The Soldier Spies (Men at War 3)
Page 109
“I don’t know,” Canidy confessed.
“Do you know her?”
“No,” Canidy said. “But I think Eric met her once.”
“Maybe he won’t even want to see her,” Stevens said. “Or vice versa.”
“Well—before he sees Stars & Stripes himself—he’ll have to be told that she’s here. In the meantime, you and me will pray that he doesn’t want to see her.”
Stevens nodded.
“Anything else?” Canidy asked.
Stevens shook his head. “Good luck, Dick,” he said.
Canidy picked up Stars & Stripes, folded it so that the front page was not visible, and left Stevens’s office.
He found Fulmar in Fine’s office. He was sitting at a table with Fine and Master Sergeant Ed Davis, the sergeant major.
“Ali Baba, I presume,” Canidy said,“and the two thieves.”
Master Sergeant Davis, a stocky, jowly man in his late thirties, was Regular Army. He had once been in a battery of Coast Artillery commanded by then Lieutenant Edmund T. Stevens. Stevens had bumped into him in the PX. Two days later, Davis had reported for duty at Berkeley Square.
Eric Fulmar, his jacket unbuttoned and his tie pulled down, stood up, smiled warmly at Canidy, then walked to him with his hand extended. But the intended handshake turned into an embrace.
“Has he been checked for clap and other social diseases, Davis?” Canidy asked.
“They wouldn’t let him out of Morocco before they checked on that, Major,” Davis said. Davis was privy to the fact—he was, among other things, the London station finance officer—that Canidy was not a major, but was in the employ of the United States government as a “Technical Consultant, Grade 14.”
Even so, he treated Canidy with the regard of a longtime professional noncom for an officer he respects.
“Then it’s okay to kiss him?” Canidy asked innocently.
“I wouldn’t go quite that far, Major,” Davis said.
“How’s the paperwork coming?” Canidy asked.
“Give me another ten minutes, and we’ll be finished,” Davis said.
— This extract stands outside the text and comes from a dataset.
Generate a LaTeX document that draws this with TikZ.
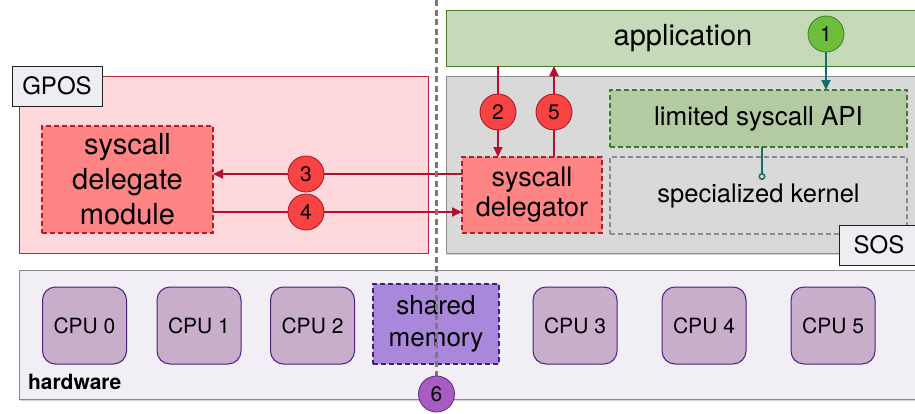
\documentclass[tikz,border=0pt]{standalone}
\usepackage{fontspec}
\setmainfont{TeX Gyre Heros}
\usetikzlibrary{arrows.meta,shadows}
\definecolor{appf}{HTML}{C6D9B9}
\definecolor{appb}{HTML}{467A2B}
\definecolor{apif}{HTML}{B3CAA3}
\definecolor{apib}{HTML}{3F7A2A}
\definecolor{sosf}{HTML}{D9D9D9}
\definecolor{sosb}{HTML}{8C8C8C}
\definecolor{gposf}{HTML}{FFD8DC}
\definecolor{gposb}{HTML}{B22A3B}
\definecolor{modf}{HTML}{FF8585}
\definecolor{modb}{HTML}{B01E30}
\definecolor{credf}{HTML}{F84343}
\definecolor{credb}{HTML}{A01828}
\definecolor{arrred}{HTML}{B3122E}
\definecolor{teal}{HTML}{1B6B6B}
\definecolor{cgreenf}{HTML}{6CBE3B}
\definecolor{cgreenb}{HTML}{3E7E25}
\definecolor{hwf}{HTML}{F1EFF5}
\definecolor{hwb}{HTML}{888888}
\definecolor{cpuf}{HTML}{C9AECC}
\definecolor{cpub}{HTML}{4B2080}
\definecolor{shmf}{HTML}{A987DA}
\definecolor{shmb}{HTML}{45207A}
\definecolor{cpurf}{HTML}{A95BC4}
\definecolor{cpurb}{HTML}{5B2775}
\definecolor{tagf}{HTML}{EEEDF2}
\definecolor{divc}{HTML}{7A7A7A}
\begin{document}
\begin{tikzpicture}[x=1pt,y=-1pt,
  every node/.style={inner sep=0pt,outer sep=0pt},
  regbox/.style={draw,line width=1pt},
  tagbox/.style={draw=black!88,fill=tagf,line width=1pt,minimum height=40pt,font=\fontsize{24}{28}\selectfont},
  dbox/.style={draw,line width=1.2pt,dash pattern=on 5pt off 3pt,align=center},
  cpubox/.style={draw=cpub,fill=cpuf,line width=1pt,rounded corners=13pt,minimum width=84pt,minimum height=77pt,font=\fontsize{21}{25}\selectfont},
  numc/.style={circle,minimum size=36pt,line width=0.8pt,font=\fontsize{21}{21}\selectfont},
  redarr/.style={draw=arrred,line width=1.8pt,-{Triangle[length=10pt,width=9pt]}},
  tealarr/.style={draw=teal,line width=1.8pt,-{Triangle[length=10pt,width=9pt]}},
  shad/.style={drop shadow={shadow xshift=1pt,shadow yshift=-2pt,opacity=0.35}},
  divider/.style={draw=divc,line width=3.5pt,dash pattern=on 6pt off 3.5pt}
]
\path[use as bounding box] (0,0) rectangle (915,413);
\clip (0,0) rectangle (915,413);

% region boxes
\node[regbox,draw=gposb,fill=gposf,minimum width=409pt,minimum height=177pt] (gpos) at (223.5,164.5) {};
\node[regbox,draw=sosb,fill=sosf,minimum width=479pt,minimum height=177pt,shad] (sos) at (685.5,164.5) {};
\node[regbox,draw=appb,fill=appf,minimum width=474pt,minimum height=56pt,font=\fontsize{29}{34}\selectfont] (app) at (683,38) {application};
\node[regbox,draw=hwb,fill=hwf,minimum width=906pt,minimum height=129pt,shad] (hw) at (472,334.5) {};

% inner boxes
\node[dbox,draw=modb,fill=modf,minimum width=171pt,minimum height=107pt,font=\fontsize{29}{35}\selectfont] (mod) at (127.5,179.5) {syscall\\delegate\\module};
\node[dbox,draw=modb,fill=modf,minimum width=140pt,minimum height=76pt,font=\fontsize{27}{30}\selectfont] (del) at (532,195) {syscall\\delegator};
\node[dbox,draw=apib,fill=apif,minimum width=297pt,minimum height=57pt,font=\fontsize{26}{30}\selectfont] (api) at (758.5,118.5) {limited syscall API};
\node[dbox,draw=sosb,fill=sosf,minimum width=297pt,minimum height=77pt,font=\fontsize{25.5}{30}\selectfont] (ker) at (758.5,195.5) {specialized kernel};

% hardware
\node[cpubox] (cpu0) at (84.5,325.5) {CPU 0};
\node[cpubox] (cpu1) at (199,325.5) {CPU 1};
\node[cpubox] (cpu2) at (312.5,325.5) {CPU 2};
\node[cpubox] (cpu3) at (575,325.5) {CPU 3};
\node[cpubox] (cpu4) at (704,325.5) {CPU 4};
\node[cpubox] (cpu5) at (833,325.5) {CPU 5};
\node[dbox,draw=shmb,fill=shmf,minimum width=126pt,minimum height=80pt,font=\fontsize{26}{31.5}\selectfont] (shm) at (436,324) {shared\\memory};
\node[anchor=base west,font=\fontsize{21}{25}\selectfont\bfseries] (hwl) at (28,389) {hardware};

% number circle positions
\coordinate (c1) at (826,34);
\coordinate (c2) at (498,112);
\coordinate (c5) at (554,112);
\coordinate (c3) at (306,174);
\coordinate (c4) at (306,212);
\coordinate (c6) at (436.5,394);

% connectors
\path[redarr] (c2 |- app.south) -- (c2 |- del.north);
\path[redarr] (c5 |- del.north) -- (c5 |- app.south);
\path[redarr] (del.west |- c3) -- (mod.east |- c3);
\path[redarr] (mod.east |- c4) -- (del.west |- c4);
\node[numc,fill=cgreenf,draw=cgreenb] (n1) at (c1) {1};
\path[tealarr] (n1.south) -- (n1 |- api.north);
\coordinate (apib) at ([xshift=3.5pt]api.south);
\coordinate (kerdot) at ([yshift=-33pt]apib);
\draw[teal,line width=1.8pt,-{Circle[open,length=7pt,width=7pt,line width=1.5pt]}] (apib) -- (kerdot);

% circles on top of lines
\node[numc,fill=credf,draw=credb] (n2) at (c2) {2};
\node[numc,fill=credf,draw=credb] (n5) at (c5) {5};
\node[numc,fill=credf,draw=credb] (n3) at (c3) {3};
\node[numc,fill=credf,draw=credb] (n4) at (c4) {4};

% divider
\path[divider] (436.5,0) -- ([yshift=18pt]c6);
\node[numc,fill=cpurf,draw=cpurb] (n6) at (c6) {6};

% tags
\node[tagbox,minimum width=90pt] (gposl) at (57,86) {GPOS};
\node[tagbox,minimum width=80pt] (sosl) at (879,245) {SOS};
\end{tikzpicture}
\end{document}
Canidy nodded, sat down at the table.
He went through the stack of forms that seemed to be completed and picked up the Application for National Service Life Insurance. As the beneficiary of the $10,000 the government would pay on his death, Fulmar had put down “Rev. George Carter Canidy, D.D., St. Paul’s School, Cedar Rapids, Iowa.” In the relationship block he had entered “Friend.”
The Rev. Dr. Canidy was Canidy’s father. Canidy thought of Eldon Baker’s conviction that he and Eric were too close emotionally.
What was too close?
Finally, Davis was through.
“He’s got a bunch of dough coming, Major,” Davis said. “Both Army pay and OSS pay. Colonel Stevens said to pay him as a Technical Consultant, Grade 10, from the time of the first contact.”
That was, Canidy thought, a nice gesture on Stevens’s part.
“And you didn’t even know you’d enlisted, did you?” Canidy said.
“More than I’ve got in the safe,” Davis said. “I’ll have to go over to SHAEF finance and get the money.”
“Well, Captain Fine is rich,” Canidy said. “We’ll just sponge on him until you get it.”